• _Dataset section_:
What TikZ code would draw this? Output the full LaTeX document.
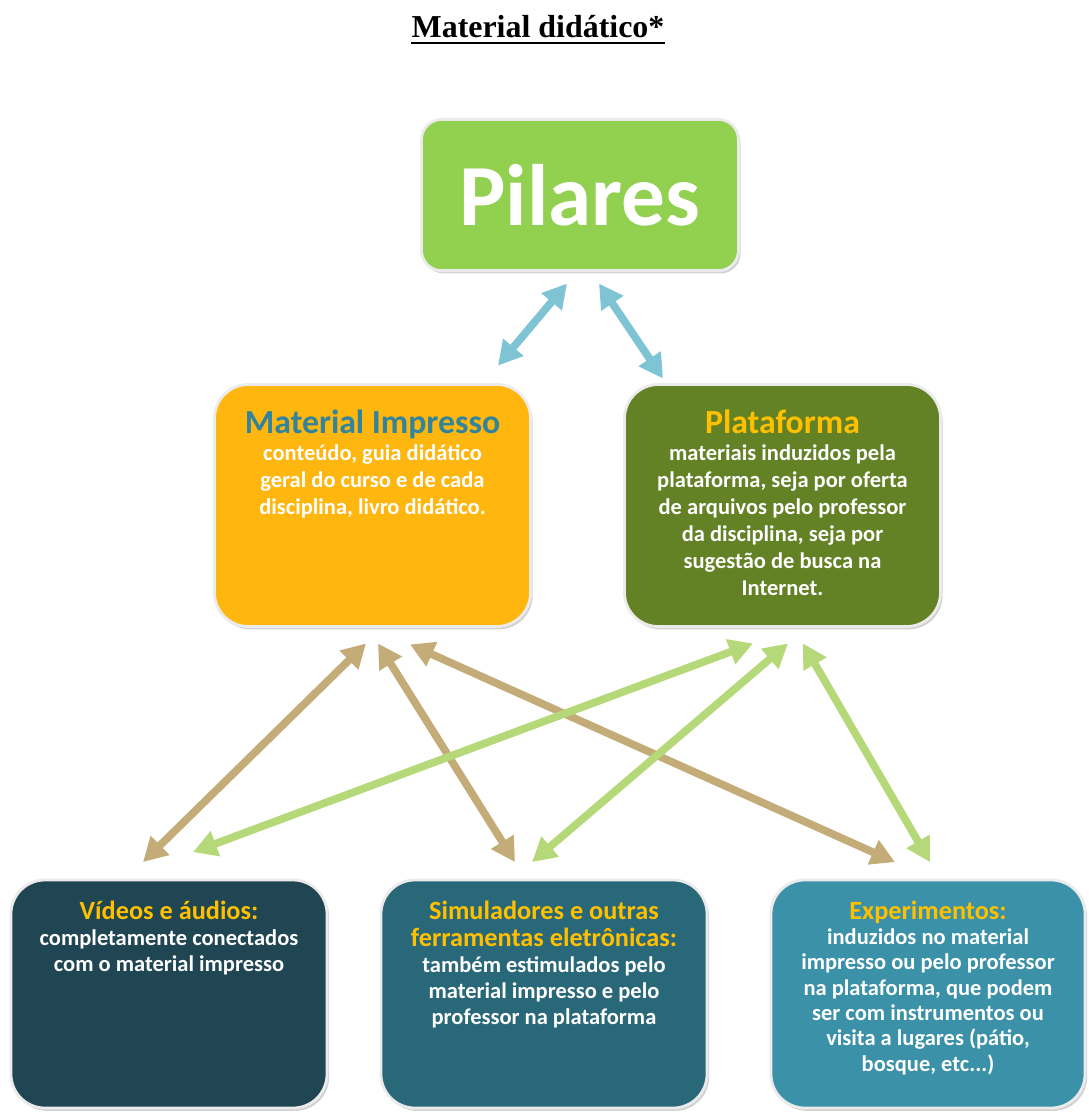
\documentclass[tikz,border=0pt]{standalone}
\usepackage{fontspec}
\setmainfont{Liberation Serif}
\newfontfamily\calibri{Carlito}
\usetikzlibrary{arrows.meta,shadows,calc}

\definecolor{pilaresgreen}{RGB}{146,208,80}
\definecolor{impressoorange}{RGB}{255,182,14}
\definecolor{impressoteal}{RGB}{49,132,155}
\definecolor{plataformaolive}{RGB}{99,129,37}
\definecolor{titlegold}{RGB}{255,192,0}
\definecolor{videoteal}{RGB}{31,70,82}
\definecolor{simteal}{RGB}{41,104,121}
\definecolor{expteal}{RGB}{58,145,168}
\definecolor{linkblue}{RGB}{126,196,212}
\definecolor{linktan}{RGB}{196,172,120}
\definecolor{linkgreen}{RGB}{181,217,121}

\newcommand{\cardbody}[3]{\parbox[c][#2][t]{#1}{\centering #3}}
\newcommand{\bigheading}[2]{{\fontsize{24}{29}\selectfont\color{#1}\rule{0pt}{35pt}#2\par}}
\newcommand{\smallheading}[1]{{\fontsize{18.7}{19}\selectfont\color{titlegold}\rule{0pt}{28pt}#1\par}}
\newcommand{\cardtext}[2]{{\fontsize{16}{#1}\selectfont #2\par}}

\tikzset{
  pillar/.style={rectangle, rounded corners=0.85cm, draw=white!92!black, line width=2pt,
    inner sep=0pt, font=\calibri\bfseries, text=white,
    drop shadow={shadow xshift=1.5pt, shadow yshift=-2pt, opacity=0.3, fill=black!60}},
  link/.style={{Triangle[length=17pt,width=18pt]}-{Triangle[length=17pt,width=18pt]}, line width=5.5pt},
  bluelink/.style={link, draw=linkblue},
  tanlink/.style={link, draw=linktan},
  greenlink/.style={link, draw=linkgreen}
}

\begin{document}
\begin{tikzpicture}[x=0.025cm,y=-0.025cm]
                \useasboundingbox (0,0) rectangle (1088,1113);

                % title
                \node[anchor=base, inner sep=0pt, font=\bfseries\fontsize{22.7}{26}\selectfont] (title) at (538,37) {Material didático*};
                \draw[line width=1.4pt] ($(title.base west)+(0,6)$)--($(title.base east)+(0,6)$);

                % boxes
                \node[pillar, fill=pilaresgreen, rounded corners=0.5cm, minimum width=7.92cm, minimum height=3.78cm] (pil) at (580,195)
                    {\fontsize{62}{62}\selectfont Pilares};
                \node[pillar, fill=impressoorange] (mi) at (372.5,505.5)
                    {\cardbody{7.9cm}{6.05cm}{\bigheading{impressoteal}{Material Impresso}
                     \cardtext{19.2}{conteúdo, guia didático\\geral do curso e de cada\\disciplina, livro didático.}}};
                \node[pillar, fill=plataformaolive] (plat) at (782.5,505.5)
                    {\cardbody{7.9cm}{6.05cm}{\bigheading{titlegold}{Plataforma}
                     \cardtext{19.2}{materiais induzidos pela\\plataforma, seja por oferta\\de arquivos pelo professor\\da disciplina, seja por\\sugestão de busca na\\Internet.}}};
                \node[pillar, fill=videoteal] (vid) at (169,994)
                    {\cardbody{7.9cm}{5.7cm}{\smallheading{Vídeos e áudios:}
                     \cardtext{18.5}{completamente conectados\\com o material impresso}}};
                \node[pillar, fill=simteal] (sim) at (544,994)
                    {\cardbody{8.15cm}{5.7cm}{\smallheading{Simuladores e outras\\ferramentas eletrônicas:}
                     \cardtext{18.5}{também estimulados pelo\\material impresso e pelo\\professor na plataforma}}};
                \node[pillar, fill=expteal] (exp) at (928,994)
                    {\cardbody{7.85cm}{5.7cm}{\smallheading{Experimentos:}
                     \cardtext{18}{induzidos no material\\impresso ou pelo professor\\na plataforma, que podem\\ser com instrumentos ou\\visita a lugares (pátio,\\bosque, etc...)}}};

                % links
                \draw[bluelink] ($(pil.south)+(-13,11.5)$)--($(mi.north)+(125.5,-17.5)$);
                \draw[bluelink] ($(pil.south)+(19,11.5)$)--($(plat.north)+(-119.5,-4.5)$);

                \draw[tanlink] ($(mi.south)+(-6.5,15.5)$)--($(vid.north)+(-26,-16.5)$);
                \draw[tanlink] ($(mi.south)+(5.5,15.5)$)--($(sim.north)+(-29,-16.5)$);
                \draw[tanlink] ($(mi.south)+(37.5,16.5)$)--($(exp.north)+(-33,-16.5)$);

                \draw[greenlink] ($(plat.south)+(-29.5,15.5)$)--($(vid.north)+(24,-26.5)$);
                \draw[greenlink] ($(plat.south)+(5.5,15.5)$)--($(sim.north)+(-12,-16.5)$);
                \draw[greenlink] ($(plat.south)+(20.5,15.5)$)--($(exp.north)+(2,-16.5)$);
            \end{tikzpicture}
\end{document}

• _Your goal_:
Copy the whole of the material above exactly, but not its images.

• _Full response_:
What TikZ code would draw this? Output the full LaTeX document.
\documentclass[tikz,border=0pt]{standalone}
\usepackage{fontspec}
\setmainfont{Liberation Serif}
\newfontfamily\calibri{Carlito}
\usetikzlibrary{arrows.meta,shadows,calc}

\definecolor{pilaresgreen}{RGB}{146,208,80}
\definecolor{impressoorange}{RGB}{255,182,14}
\definecolor{impressoteal}{RGB}{49,132,155}
\definecolor{plataformaolive}{RGB}{99,129,37}
\definecolor{titlegold}{RGB}{255,192,0}
\definecolor{videoteal}{RGB}{31,70,82}
\definecolor{simteal}{RGB}{41,104,121}
\definecolor{expteal}{RGB}{58,145,168}
\definecolor{linkblue}{RGB}{126,196,212}
\definecolor{linktan}{RGB}{196,172,120}
\definecolor{linkgreen}{RGB}{181,217,121}

\newcommand{\cardbody}[3]{\parbox[c][#2][t]{#1}{\centering #3}}
\newcommand{\bigheading}[2]{{\fontsize{24}{29}\selectfont\color{#1}\rule{0pt}{35pt}#2\par}}
\newcommand{\smallheading}[1]{{\fontsize{18.7}{19}\selectfont\color{titlegold}\rule{0pt}{28pt}#1\par}}
\newcommand{\cardtext}[2]{{\fontsize{16}{#1}\selectfont #2\par}}

\tikzset{
  pillar/.style={rectangle, rounded corners=0.85cm, draw=white!92!black, line width=2pt,
    inner sep=0pt, font=\calibri\bfseries, text=white,
    drop shadow={shadow xshift=1.5pt, shadow yshift=-2pt, opacity=0.3, fill=black!60}},
  link/.style={{Triangle[length=17pt,width=18pt]}-{Triangle[length=17pt,width=18pt]}, line width=5.5pt},
  bluelink/.style={link, draw=linkblue},
  tanlink/.style={link, draw=linktan},
  greenlink/.style={link, draw=linkgreen}
}

\begin{document}
\begin{tikzpicture}[x=0.025cm,y=-0.025cm]
                \useasboundingbox (0,0) rectangle (1088,1113);

                % title
                \node[anchor=base, inner sep=0pt, font=\bfseries\fontsize{22.7}{26}\selectfont] (title) at (538,37) {Material didático*};
                \draw[line width=1.4pt] ($(title.base west)+(0,6)$)--($(title.base east)+(0,6)$);

                % boxes
                \node[pillar, fill=pilaresgreen, rounded corners=0.5cm, minimum width=7.92cm, minimum height=3.78cm] (pil) at (580,195)
                    {\fontsize{62}{62}\selectfont Pilares};
                \node[pillar, fill=impressoorange] (mi) at (372.5,505.5)
                    {\cardbody{7.9cm}{6.05cm}{\bigheading{impressoteal}{Material Impresso}
                     \cardtext{19.2}{conteúdo, guia didático\\geral do curso e de cada\\disciplina, livro didático.}}};
                \node[pillar, fill=plataformaolive] (plat) at (782.5,505.5)
                    {\cardbody{7.9cm}{6.05cm}{\bigheading{titlegold}{Plataforma}
                     \cardtext{19.2}{materiais induzidos pela\\plataforma, seja por oferta\\de arquivos pelo professor\\da disciplina, seja por\\sugestão de busca na\\Internet.}}};
                \node[pillar, fill=videoteal] (vid) at (169,994)
                    {\cardbody{7.9cm}{5.7cm}{\smallheading{Vídeos e áudios:}
                     \cardtext{18.5}{completamente conectados\\com o material impresso}}};
                \node[pillar, fill=simteal] (sim) at (544,994)
                    {\cardbody{8.15cm}{5.7cm}{\smallheading{Simuladores e outras\\ferramentas eletrônicas:}
                     \cardtext{18.5}{também estimulados pelo\\material impresso e pelo\\professor na plataforma}}};
                \node[pillar, fill=expteal] (exp) at (928,994)
                    {\cardbody{7.85cm}{5.7cm}{\smallheading{Experimentos:}
                     \cardtext{18}{induzidos no material\\impresso ou pelo professor\\na plataforma, que podem\\ser com instrumentos ou\\visita a lugares (pátio,\\bosque, etc...)}}};

                % links
                \draw[bluelink] ($(pil.south)+(-13,11.5)$)--($(mi.north)+(125.5,-17.5)$);
                \draw[bluelink] ($(pil.south)+(19,11.5)$)--($(plat.north)+(-119.5,-4.5)$);

                \draw[tanlink] ($(mi.south)+(-6.5,15.5)$)--($(vid.north)+(-26,-16.5)$);
                \draw[tanlink] ($(mi.south)+(5.5,15.5)$)--($(sim.north)+(-29,-16.5)$);
                \draw[tanlink] ($(mi.south)+(37.5,16.5)$)--($(exp.north)+(-33,-16.5)$);

                \draw[greenlink] ($(plat.south)+(-29.5,15.5)$)--($(vid.north)+(24,-26.5)$);
                \draw[greenlink] ($(plat.south)+(5.5,15.5)$)--($(sim.north)+(-12,-16.5)$);
                \draw[greenlink] ($(plat.south)+(20.5,15.5)$)--($(exp.north)+(2,-16.5)$);
            \end{tikzpicture}
\end{document}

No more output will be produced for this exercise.